[A run of records]
----------------
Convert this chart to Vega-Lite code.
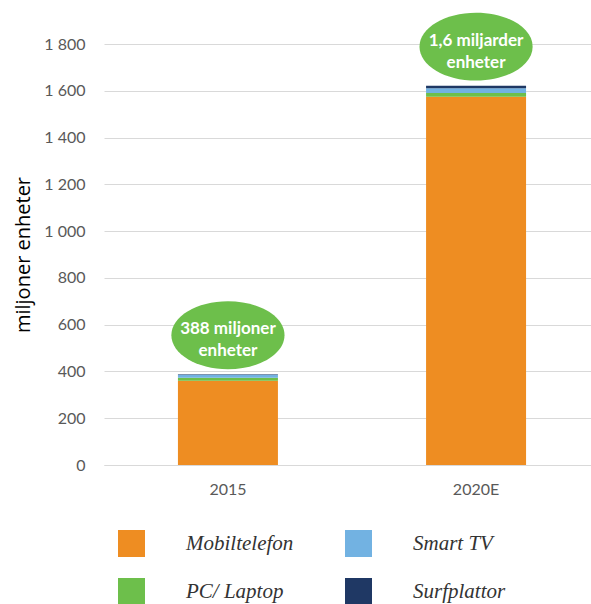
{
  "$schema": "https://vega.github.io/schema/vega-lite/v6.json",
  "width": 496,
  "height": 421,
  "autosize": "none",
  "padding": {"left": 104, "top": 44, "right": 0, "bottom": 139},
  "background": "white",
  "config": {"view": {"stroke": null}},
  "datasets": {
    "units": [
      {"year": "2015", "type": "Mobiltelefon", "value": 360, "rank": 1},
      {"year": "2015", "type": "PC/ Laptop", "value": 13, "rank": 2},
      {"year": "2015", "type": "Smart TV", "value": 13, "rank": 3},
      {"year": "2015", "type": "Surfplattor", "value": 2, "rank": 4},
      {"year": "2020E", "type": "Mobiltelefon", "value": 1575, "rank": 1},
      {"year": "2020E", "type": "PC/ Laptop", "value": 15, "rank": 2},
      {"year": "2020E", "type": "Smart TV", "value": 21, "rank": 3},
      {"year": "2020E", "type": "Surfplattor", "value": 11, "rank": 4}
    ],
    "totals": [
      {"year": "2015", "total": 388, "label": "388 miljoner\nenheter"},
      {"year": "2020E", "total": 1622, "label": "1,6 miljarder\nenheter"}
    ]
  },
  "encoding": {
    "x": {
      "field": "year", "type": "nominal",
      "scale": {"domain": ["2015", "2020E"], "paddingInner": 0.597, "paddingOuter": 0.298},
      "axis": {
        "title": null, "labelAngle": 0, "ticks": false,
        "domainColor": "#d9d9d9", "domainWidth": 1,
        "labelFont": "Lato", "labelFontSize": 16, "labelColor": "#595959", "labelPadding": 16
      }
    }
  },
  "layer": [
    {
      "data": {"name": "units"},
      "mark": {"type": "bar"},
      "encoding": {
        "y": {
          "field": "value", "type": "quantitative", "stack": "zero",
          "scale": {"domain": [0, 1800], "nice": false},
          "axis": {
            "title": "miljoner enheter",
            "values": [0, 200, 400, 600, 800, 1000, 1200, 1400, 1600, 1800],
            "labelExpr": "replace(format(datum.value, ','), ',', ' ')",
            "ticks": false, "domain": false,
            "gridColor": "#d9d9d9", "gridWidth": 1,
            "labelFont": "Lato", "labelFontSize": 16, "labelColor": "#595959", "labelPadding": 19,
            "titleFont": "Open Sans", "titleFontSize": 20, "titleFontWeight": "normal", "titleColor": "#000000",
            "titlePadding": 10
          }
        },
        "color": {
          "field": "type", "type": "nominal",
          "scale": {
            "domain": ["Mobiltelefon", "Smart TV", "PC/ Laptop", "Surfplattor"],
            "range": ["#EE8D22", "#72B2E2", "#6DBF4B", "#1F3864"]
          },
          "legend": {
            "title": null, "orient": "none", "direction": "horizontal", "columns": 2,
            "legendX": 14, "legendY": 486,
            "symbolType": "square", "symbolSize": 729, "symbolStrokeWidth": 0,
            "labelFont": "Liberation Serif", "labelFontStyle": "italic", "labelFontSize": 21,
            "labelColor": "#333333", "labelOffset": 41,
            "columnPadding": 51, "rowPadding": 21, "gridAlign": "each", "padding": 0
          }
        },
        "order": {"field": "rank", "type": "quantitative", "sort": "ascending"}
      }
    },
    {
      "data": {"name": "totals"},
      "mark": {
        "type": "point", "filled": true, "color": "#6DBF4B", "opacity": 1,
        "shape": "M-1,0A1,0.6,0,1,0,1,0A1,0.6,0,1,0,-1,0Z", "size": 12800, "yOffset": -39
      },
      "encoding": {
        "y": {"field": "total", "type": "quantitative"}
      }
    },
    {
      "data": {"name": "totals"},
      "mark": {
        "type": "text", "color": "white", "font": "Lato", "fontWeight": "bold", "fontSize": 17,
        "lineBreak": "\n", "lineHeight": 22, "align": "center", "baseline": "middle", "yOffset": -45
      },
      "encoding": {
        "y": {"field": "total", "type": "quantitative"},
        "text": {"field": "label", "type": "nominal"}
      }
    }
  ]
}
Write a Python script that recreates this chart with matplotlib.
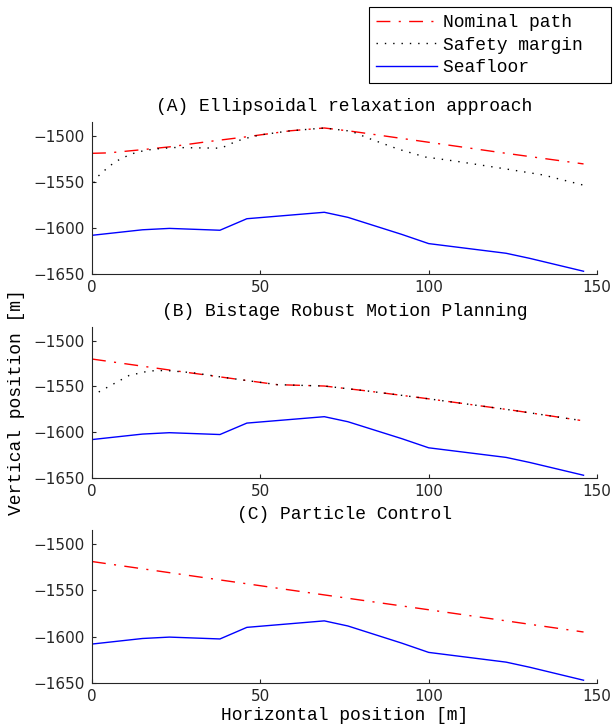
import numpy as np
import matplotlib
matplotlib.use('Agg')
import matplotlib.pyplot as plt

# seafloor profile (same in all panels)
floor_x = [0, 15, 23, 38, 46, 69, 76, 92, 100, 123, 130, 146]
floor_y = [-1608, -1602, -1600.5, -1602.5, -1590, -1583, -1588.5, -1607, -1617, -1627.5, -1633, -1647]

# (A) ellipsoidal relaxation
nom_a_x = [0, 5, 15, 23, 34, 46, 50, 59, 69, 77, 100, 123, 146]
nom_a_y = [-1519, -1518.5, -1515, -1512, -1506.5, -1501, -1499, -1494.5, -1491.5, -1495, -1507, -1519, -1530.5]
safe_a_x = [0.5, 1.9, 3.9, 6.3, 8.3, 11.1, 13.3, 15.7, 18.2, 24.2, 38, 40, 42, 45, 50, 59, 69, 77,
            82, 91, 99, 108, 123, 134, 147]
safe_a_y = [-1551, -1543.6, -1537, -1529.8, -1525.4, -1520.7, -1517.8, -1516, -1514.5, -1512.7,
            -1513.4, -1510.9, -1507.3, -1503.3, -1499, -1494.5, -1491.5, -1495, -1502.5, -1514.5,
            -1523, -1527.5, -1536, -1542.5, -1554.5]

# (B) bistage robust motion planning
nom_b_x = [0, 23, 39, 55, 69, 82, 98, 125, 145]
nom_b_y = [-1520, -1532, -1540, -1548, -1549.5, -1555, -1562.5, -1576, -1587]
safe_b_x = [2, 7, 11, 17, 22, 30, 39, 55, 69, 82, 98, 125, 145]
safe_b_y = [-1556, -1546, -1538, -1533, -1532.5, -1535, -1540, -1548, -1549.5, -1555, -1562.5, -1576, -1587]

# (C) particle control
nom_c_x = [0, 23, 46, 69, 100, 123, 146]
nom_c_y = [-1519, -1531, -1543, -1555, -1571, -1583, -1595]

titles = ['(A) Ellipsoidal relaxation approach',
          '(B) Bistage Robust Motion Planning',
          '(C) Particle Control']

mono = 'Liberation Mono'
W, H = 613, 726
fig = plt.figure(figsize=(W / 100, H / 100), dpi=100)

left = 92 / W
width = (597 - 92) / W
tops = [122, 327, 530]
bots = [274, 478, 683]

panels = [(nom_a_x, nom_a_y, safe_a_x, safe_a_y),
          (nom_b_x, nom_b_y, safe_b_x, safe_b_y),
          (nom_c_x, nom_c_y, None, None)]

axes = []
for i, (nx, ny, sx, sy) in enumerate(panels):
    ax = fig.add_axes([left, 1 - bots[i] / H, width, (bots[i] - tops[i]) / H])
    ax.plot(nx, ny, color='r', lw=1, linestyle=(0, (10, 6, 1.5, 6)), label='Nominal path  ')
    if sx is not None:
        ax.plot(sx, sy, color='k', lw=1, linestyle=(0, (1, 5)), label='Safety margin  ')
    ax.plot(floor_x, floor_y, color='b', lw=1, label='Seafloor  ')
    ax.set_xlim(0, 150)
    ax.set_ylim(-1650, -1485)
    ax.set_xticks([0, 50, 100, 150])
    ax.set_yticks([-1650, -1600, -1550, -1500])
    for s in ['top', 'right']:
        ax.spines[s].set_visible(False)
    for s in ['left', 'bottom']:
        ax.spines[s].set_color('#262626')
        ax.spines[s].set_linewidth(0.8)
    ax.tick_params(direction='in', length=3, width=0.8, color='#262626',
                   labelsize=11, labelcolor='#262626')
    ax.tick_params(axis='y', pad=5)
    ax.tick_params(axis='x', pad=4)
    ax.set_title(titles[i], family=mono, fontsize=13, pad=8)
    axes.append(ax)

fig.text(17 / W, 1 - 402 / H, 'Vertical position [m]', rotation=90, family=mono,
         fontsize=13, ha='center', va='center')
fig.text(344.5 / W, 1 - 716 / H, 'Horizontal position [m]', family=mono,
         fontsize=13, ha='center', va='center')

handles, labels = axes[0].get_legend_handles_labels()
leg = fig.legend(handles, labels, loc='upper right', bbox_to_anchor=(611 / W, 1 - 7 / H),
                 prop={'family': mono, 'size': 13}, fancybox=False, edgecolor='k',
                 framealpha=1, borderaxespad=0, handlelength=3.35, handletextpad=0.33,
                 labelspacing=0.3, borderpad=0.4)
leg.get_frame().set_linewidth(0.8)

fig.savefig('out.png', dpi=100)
----------------
**Task to carry out**
Leave the pictures aside and restate exactly the lines from the one containing "Write a Python" to the one containing "-1627.5, -1633, -1647]", those two lines included.

**The completed task**
Write a Python script that recreates this chart with matplotlib.
import numpy as np
import matplotlib
matplotlib.use('Agg')
import matplotlib.pyplot as plt

# seafloor profile (same in all panels)
floor_x = [0, 15, 23, 38, 46, 69, 76, 92, 100, 123, 130, 146]
floor_y = [-1608, -1602, -1600.5, -1602.5, -1590, -1583, -1588.5, -1607, -1617, -1627.5, -1633, -1647]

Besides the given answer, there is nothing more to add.